In line with expectations, Theresa May’s Brexit bill was voted down in Parliament yesterday. However, the scale of motion against her far surpassed expectations with the PM suffering a massive 432 to 202 vote defeat.
The loss is a major blow to May who has fought tooth and nail to secure a Brexit deal, even abandoning the vote just 24 hours ahead of its originally scheduled date to allow her to travel to Brussels to secure extra reassurances in a bid to persuade those who still held reservations.
Ultimately, her efforts proved not to be enough, and instead of making history for the right reasons, May’s defeat has been confirmed as the largest government defeat in UK political history.
Corbyn Launches Vote of No Confidence
Following the defeat, May challenged Jeremy Corbyn, leader of the opposition party, to submit a vote of no confidence. Following weeks of speculation and veiled threats, Corbyn accepted the PM’s challenge and launched a vote of no confidence which will be voted on in Parliament later today following a debate.
If Corbyn’s vote of no confidence is successful and the government loses support, a two-week period will commence during which time Labour and Conservative leaders will try to form a new administration backed by the House of Commons. After this time, an election will be called which could take place as quickly as five weeks later.

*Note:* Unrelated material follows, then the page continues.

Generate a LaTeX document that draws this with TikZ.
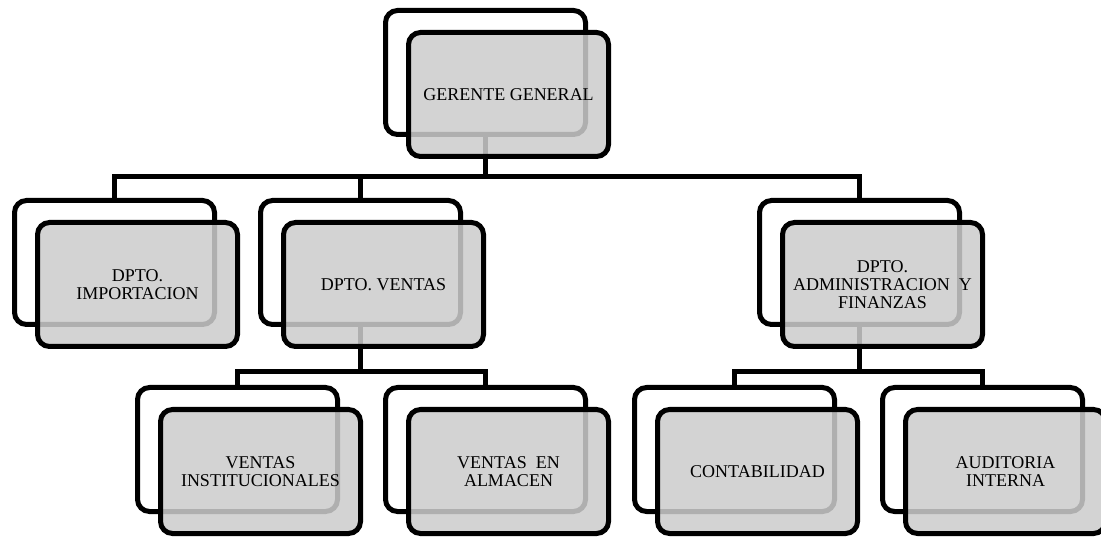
\documentclass[tikz,border=0pt]{standalone}
\usepackage{fontspec}
\setmainfont{Liberation Serif}
\begin{document}
\begin{tikzpicture}[x=1pt,y=-1pt,
  backbox/.style={draw=black,line width=5pt,rounded corners=12pt,fill=white,
    minimum width=200pt,minimum height=124pt,inner sep=0pt},
  frontbox/.style={draw=black,line width=5pt,rounded corners=12pt,fill=black!20,fill opacity=0.86,
    text opacity=1,minimum width=200pt,minimum height=124pt,inner sep=0pt,align=center,
    font=\fontsize{18}{17.8}\selectfont},
  conn/.style={draw=black,line width=5pt}]
\useasboundingbox (0,0) rectangle (1101,537);
\clip (0,0) rectangle (1101,537);
% back boxes
\node[backbox] (ggb) at (485.5,72.5) {};
\node[backbox] (impb) at (114.5,262.5) {};
\node[backbox] (venb) at (360.5,262.5) {};
\node[backbox] (admb) at (859.5,262.5) {};
\node[backbox] (vib) at (237.5,449.5) {};
\node[backbox] (vab) at (485.5,449.5) {};
\node[backbox] (conb) at (734.5,449.5) {};
\node[backbox] (audb) at (982.5,449.5) {};
% bus levels
\coordinate (bus1) at (0,177);
\coordinate (bus2) at (0,372);
% connectors
\draw[conn] (ggb.south) -- (ggb.south |- bus1) -| (impb.north);
\draw[conn] (ggb.south |- bus1) -| (venb.north);
\draw[conn] (ggb.south |- bus1) -| (admb.north);
\draw[conn] (venb.south) -- (venb.south |- bus2) -| (vib.north);
\draw[conn] (venb.south |- bus2) -| (vab.north);
\draw[conn] (admb.south) -- (admb.south |- bus2) -| (conb.north);
\draw[conn] (admb.south |- bus2) -| (audb.north);
% front boxes
\node[frontbox] (gg) at (508.5,94.5) {\raisebox{-1.5pt}{GERENTE GENERAL}};
\node[frontbox] (imp) at (137.5,284.5) {DPTO.\\IMPORTACION};
\node[frontbox] (ven) at (383.5,284.5) {DPTO. VENTAS};
\node[frontbox] (adm) at (882.5,284.5) {DPTO.\\ADMINISTRACION\ \ Y\\FINANZAS};
\node[frontbox] (vi) at (260.5,471.5) {VENTAS\\INSTITUCIONALES};
\node[frontbox] (va) at (508.5,471.5) {VENTAS\ \ EN\\ALMACEN};
\node[frontbox] (con) at (757.5,471.5) {CONTABILIDAD};
\node[frontbox] (aud) at (1005.5,471.5) {AUDITORIA\\INTERNA};
\end{tikzpicture}
\end{document}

What Happens If Corbyn Fails?
However, if Corbyn’s motion is unsuccessful then focus will shift back onto the next course of action regarding Brexit. Despite the defeat, May can still amend the bill and present it before Parliament again.
However, unless she is able to secure the legally binding concessions from the EU regarding the Northern Irish backstop issue, which the DUP and Conservative party are demanding, May is unlikely to gain the roughly 120 votes needed to swing things in her favour.
Consequently, it seems that the only way in which May is likely to see her deal eventually passed through Parliament on a subsequent attempt is if UK MPs finally concede that May’s deal is better than leaving with no deal.
GBP Remains Resilient
Indeed, the resilience of GBP following news of the defeat suggests that the market suspects that this might be the case, or that Article 50 will end up being extended.
The absence of a sharp sell-off in GBP reflects firstly the lack of conviction behind Corbyn’s vote of no confidence and secondly the increased likelihood of Article 50 being extended. However, the EU has been resolute in its vow to keep the March 29th deadline and has said that only a significant, legitimate reason would be cause to grant an extension.
May To Pursue Cross Party Support
Speaking just after the defeat, May told Parliament that she is open to reaching out across the political divide in a bid to see her deal approved. The PM now has until Monday before she must return to Parliament to present her new plan. This new plan will be an “amendable motion,” meaning MPs can suggest elements to include as the motion is being put forward.
One such suggestion that might be put forward is that of a second referendum. Support for a second public vote has been growing sharply, and MPs might back a motion for a second referendum to be held in the event of May’s bill being voted down again.